Plenty of professionalism and skill, absolutely.

But I think this is also art. Here we have what looks like a recipe for disaster on paper, numerous rules for conventional success broken, but out of it came a movie that we are still talking about, and is still enjoyed, more than 50 years later.

I think that’s art.

Bruce of Newcastle
Bruce of Newcastle
September 1, 2023 12:17 pm

Kelly’s Heroes was another good film.

I can watch that one over and over! Lots of fun. Clint Eastwood and Donald Sutherland, plus many others. Written by Troy Kennedy Martin who later did the breathtaking Edge of Darkness BBC miniseries.

Fair Shake
Fair Shake
September 1, 2023 1:24 pm

Kelly’s Heroes for me. Maybe its the Mike Curby Congregation singing Burning Bridges.
I still think there is a solid movie plot there which could be rehashed and modernised.

Fair Shake
Fair Shake
September 1, 2023 1:31 pm

…whilst thinking about Kellys Heroes, …who could forget Oddballs (The Don)

“There you go, more negative waves. Have a little faith, baby. Have a little faith.”

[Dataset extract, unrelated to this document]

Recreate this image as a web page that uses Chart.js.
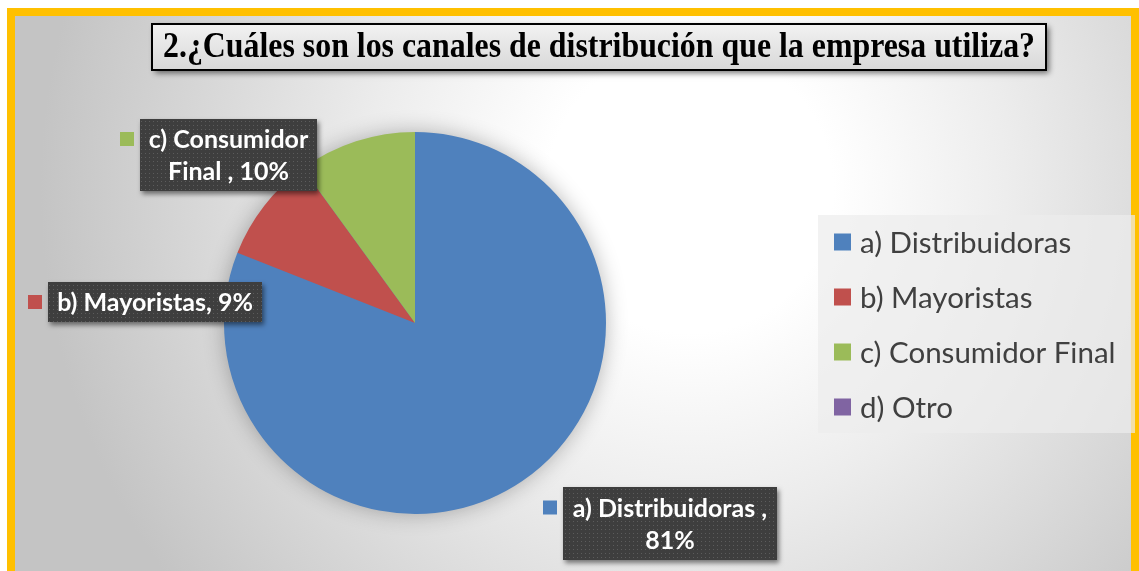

‘Like man where am I going to get sixty feet of bridge?’ Enter Sgt Bell – Len Lesser (Uncle Leo from Seinfeld).

Fair Shake
Fair Shake
September 1, 2023 1:32 pm

Typo..should be Mike Curb congregation…

September 1, 2023 2:50 pm

Kelly’s Heroes had some inspiration from late war real events involving “Nazi” gold, trucks and trains in the night, deep lakes and US “treasure hunters”, both “official” and not quite. Even Episode two of the “Mission: Impossible ” episodes shot in South East Queensland in the late 1980s featured an episode about “Nazi gold”.

Recently there was “The Monuments Men”, and in a related vein of wayward loot before that, another great movie, “Charade”.

Anchor What
Anchor What
September 2, 2023 7:12 am

At the opposite end of the scale, and set in UK during WW2, The Eye of The Needle is endowed with no less than Donald Sutherland making it with the gorgeous Kate Nelligan.

September 2, 2023 7:38 am

I may have to give it another look.

It is one of the greatest caper films.
Supposedly, a lot of fortunes were made by the various “private armies”
wandering Western Europe, with ill defined duties and access
to abundant amounts of TNT.

September 2, 2023 10:26 am

Patton’s headlong charge across Germany was not just a cowboy whim.

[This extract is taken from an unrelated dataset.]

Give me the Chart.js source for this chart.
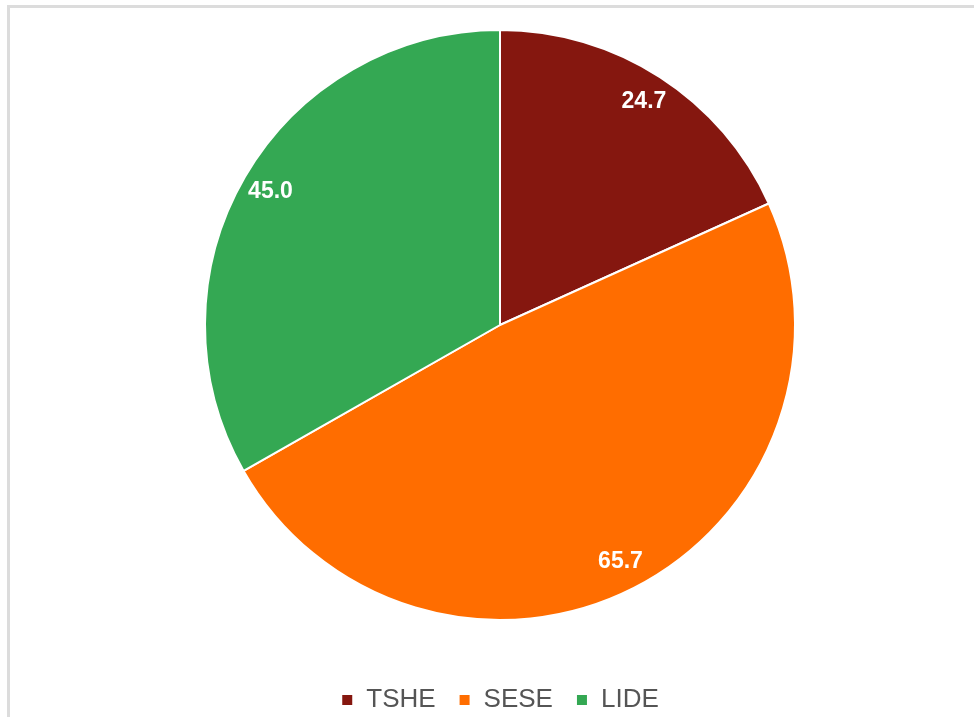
<!DOCTYPE html>
<html>
<head>
<meta charset="utf-8">
<script src="https://cdn.jsdelivr.net/npm/chart.js@4/dist/chart.umd.min.js"></script>
<style>
  html, body { margin: 0; padding: 0; background: #fff; overflow: hidden; width: 974px; height: 717px; }
  #wrap { position: absolute; left: 0; top: 0; width: 974px; height: 723px; }
  #frame { position: absolute; left: 7px; top: 5px; right: 0; bottom: 0;
           border-top: 3px solid #dcdcdc; border-left: 3px solid #dcdcdc; pointer-events: none; }
</style>
</head>
<body>
<div id="wrap"><canvas id="c" width="974" height="723"></canvas></div>
<div id="frame"></div>
<script>
const categories = ['TSHE', 'SESE', 'LIDE'];
const values = [24.7, 65.7, 45.0];
const sliceColors = ['#85170f', '#ff6d00', '#34a853'];

// Writes each slice's value inside the slice, near its outer edge.
const sliceValueLabels = {
  id: 'sliceValueLabels',
  afterDatasetsDraw(chart) {
    const ctx = chart.ctx;
    const meta = chart.getDatasetMeta(0);
    ctx.save();
    ctx.fillStyle = '#ffffff';
    ctx.font = 'bold 23px "Liberation Sans", Arial, sans-serif';
    ctx.textAlign = 'center';
    ctx.textBaseline = 'middle';
    meta.data.forEach((arc, i) => {
      const p = arc.getProps(['x', 'y', 'startAngle', 'endAngle', 'outerRadius'], true);
      const mid = (p.startAngle + p.endAngle) / 2;
      const r = p.outerRadius * 0.9;
      ctx.fillText(values[i].toFixed(1), p.x + Math.cos(mid) * r, p.y + Math.sin(mid) * r);
    });
    ctx.restore();
  }
};

new Chart(document.getElementById('c'), {
  type: 'pie',
  data: {
    labels: categories,
    datasets: [{
      data: values,
      backgroundColor: sliceColors,
      borderColor: '#ffffff',
      borderWidth: 2
    }]
  },
  options: {
    responsive: false,
    animation: false,
    layout: { padding: { top: 29, left: 26, right: 0, bottom: 0 } },
    plugins: {
      tooltip: { enabled: false },
      legend: {
        position: 'bottom',
        title: { display: true, text: ' ', font: { size: 10 }, padding: { top: 31, bottom: 0 } },
        labels: {
          boxWidth: 12,
          boxHeight: 12,
          padding: 23,
          color: '#555555',
          font: { size: 26, family: '"Liberation Sans", Arial, sans-serif' }
        }
      }
    }
  },
  plugins: [sliceValueLabels]
});
</script>
</body>
</html>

His course was plotted to cover a huge complex of scientific, engineering and manufacturing facilities before the Soviets got there.

The “prizes” included at least one, possibly two advanced Atomic operations, underground aircraft factories, suspected “transit points” for pillaged art treasures, etc. He appears to have had a long shopping list. And he and his “special teams” were not just after equipment / facilities; they sought documents and PEOPLE with very special skills.

Because the soviets had utterly penetrated the British spook services in the late 1920s, they had to be aware of everything the US was sharing with the Poms. That FDR was a drooling fan of Stalin is also a factor.

Roger W
Roger W
September 2, 2023 5:00 pm

Lower budgets, better writing and no Wokeness?
What parallel universe are you living in?
Lower budgets and better writing, OK. But no Wokeness???
They would eat their firstborn before that.